Instruction ::
Transcribe the records below exactly as they appear, omitting any pictures.

--------------------

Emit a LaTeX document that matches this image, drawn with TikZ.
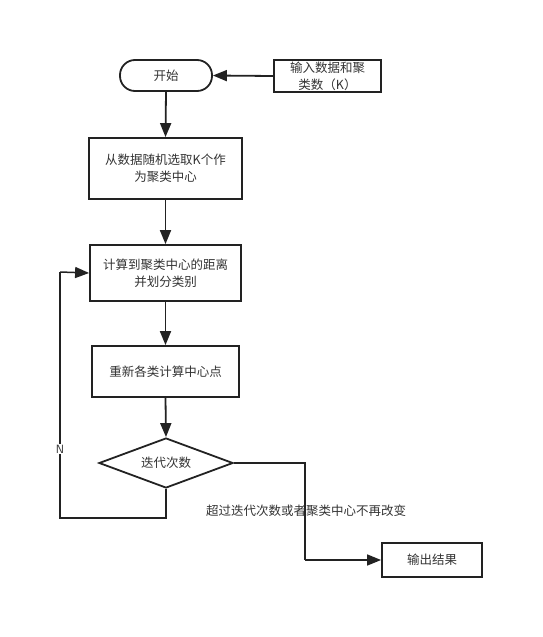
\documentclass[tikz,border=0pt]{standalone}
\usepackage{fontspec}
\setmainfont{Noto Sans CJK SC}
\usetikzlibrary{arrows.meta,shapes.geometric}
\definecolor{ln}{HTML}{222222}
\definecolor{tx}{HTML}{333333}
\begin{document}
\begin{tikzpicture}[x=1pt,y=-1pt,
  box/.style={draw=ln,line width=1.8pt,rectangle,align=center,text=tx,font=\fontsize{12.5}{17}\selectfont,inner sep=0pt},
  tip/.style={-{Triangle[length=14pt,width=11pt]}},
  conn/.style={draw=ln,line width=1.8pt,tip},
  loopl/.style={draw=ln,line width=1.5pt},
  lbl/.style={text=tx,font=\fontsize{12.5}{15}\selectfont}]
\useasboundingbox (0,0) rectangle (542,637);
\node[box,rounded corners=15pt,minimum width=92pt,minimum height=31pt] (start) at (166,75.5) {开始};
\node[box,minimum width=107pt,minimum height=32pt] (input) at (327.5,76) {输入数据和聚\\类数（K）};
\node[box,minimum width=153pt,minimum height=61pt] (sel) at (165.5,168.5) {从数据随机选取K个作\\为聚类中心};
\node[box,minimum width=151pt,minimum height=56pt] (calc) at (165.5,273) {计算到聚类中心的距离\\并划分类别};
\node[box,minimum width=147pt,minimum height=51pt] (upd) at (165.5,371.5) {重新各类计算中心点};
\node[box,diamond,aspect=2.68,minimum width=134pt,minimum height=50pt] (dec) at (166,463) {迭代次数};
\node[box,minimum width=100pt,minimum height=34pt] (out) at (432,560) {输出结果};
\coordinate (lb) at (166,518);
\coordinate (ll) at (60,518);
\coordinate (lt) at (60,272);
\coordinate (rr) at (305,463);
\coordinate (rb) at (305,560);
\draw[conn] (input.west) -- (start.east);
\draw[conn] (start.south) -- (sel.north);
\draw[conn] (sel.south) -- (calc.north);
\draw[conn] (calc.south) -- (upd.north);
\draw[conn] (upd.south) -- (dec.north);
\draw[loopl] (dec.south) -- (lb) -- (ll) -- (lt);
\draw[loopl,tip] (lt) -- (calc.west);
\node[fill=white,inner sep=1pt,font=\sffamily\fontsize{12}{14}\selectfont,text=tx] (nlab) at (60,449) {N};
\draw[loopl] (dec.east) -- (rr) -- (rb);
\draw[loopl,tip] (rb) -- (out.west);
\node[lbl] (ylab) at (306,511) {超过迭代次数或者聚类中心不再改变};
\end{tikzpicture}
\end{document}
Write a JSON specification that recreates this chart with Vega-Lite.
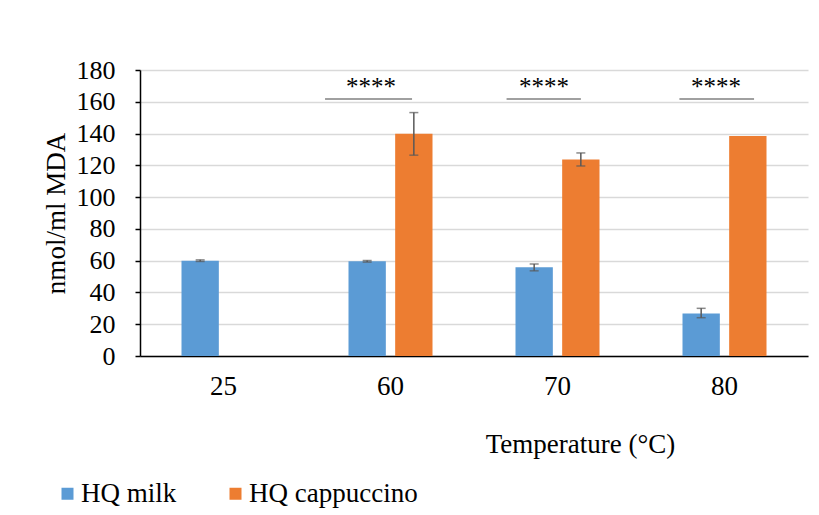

--------------------

Written solution ::
Emit a LaTeX document that matches this image, drawn with TikZ.
\documentclass[tikz,border=0pt]{standalone}
\usepackage{fontspec}
\setmainfont{Noto Sans CJK SC}
\usetikzlibrary{arrows.meta,shapes.geometric}
\definecolor{ln}{HTML}{222222}
\definecolor{tx}{HTML}{333333}
\begin{document}
\begin{tikzpicture}[x=1pt,y=-1pt,
  box/.style={draw=ln,line width=1.8pt,rectangle,align=center,text=tx,font=\fontsize{12.5}{17}\selectfont,inner sep=0pt},
  tip/.style={-{Triangle[length=14pt,width=11pt]}},
  conn/.style={draw=ln,line width=1.8pt,tip},
  loopl/.style={draw=ln,line width=1.5pt},
  lbl/.style={text=tx,font=\fontsize{12.5}{15}\selectfont}]
\useasboundingbox (0,0) rectangle (542,637);
\node[box,rounded corners=15pt,minimum width=92pt,minimum height=31pt] (start) at (166,75.5) {开始};
\node[box,minimum width=107pt,minimum height=32pt] (input) at (327.5,76) {输入数据和聚\\类数（K）};
\node[box,minimum width=153pt,minimum height=61pt] (sel) at (165.5,168.5) {从数据随机选取K个作\\为聚类中心};
\node[box,minimum width=151pt,minimum height=56pt] (calc) at (165.5,273) {计算到聚类中心的距离\\并划分类别};
\node[box,minimum width=147pt,minimum height=51pt] (upd) at (165.5,371.5) {重新各类计算中心点};
\node[box,diamond,aspect=2.68,minimum width=134pt,minimum height=50pt] (dec) at (166,463) {迭代次数};
\node[box,minimum width=100pt,minimum height=34pt] (out) at (432,560) {输出结果};
\coordinate (lb) at (166,518);
\coordinate (ll) at (60,518);
\coordinate (lt) at (60,272);
\coordinate (rr) at (305,463);
\coordinate (rb) at (305,560);
\draw[conn] (input.west) -- (start.east);
\draw[conn] (start.south) -- (sel.north);
\draw[conn] (sel.south) -- (calc.north);
\draw[conn] (calc.south) -- (upd.north);
\draw[conn] (upd.south) -- (dec.north);
\draw[loopl] (dec.south) -- (lb) -- (ll) -- (lt);
\draw[loopl,tip] (lt) -- (calc.west);
\node[fill=white,inner sep=1pt,font=\sffamily\fontsize{12}{14}\selectfont,text=tx] (nlab) at (60,449) {N};
\draw[loopl] (dec.east) -- (rr) -- (rb);
\draw[loopl,tip] (rb) -- (out.west);
\node[lbl] (ylab) at (306,511) {超过迭代次数或者聚类中心不再改变};
\end{tikzpicture}
\end{document}
Write a JSON specification that recreates this chart with Vega-Lite.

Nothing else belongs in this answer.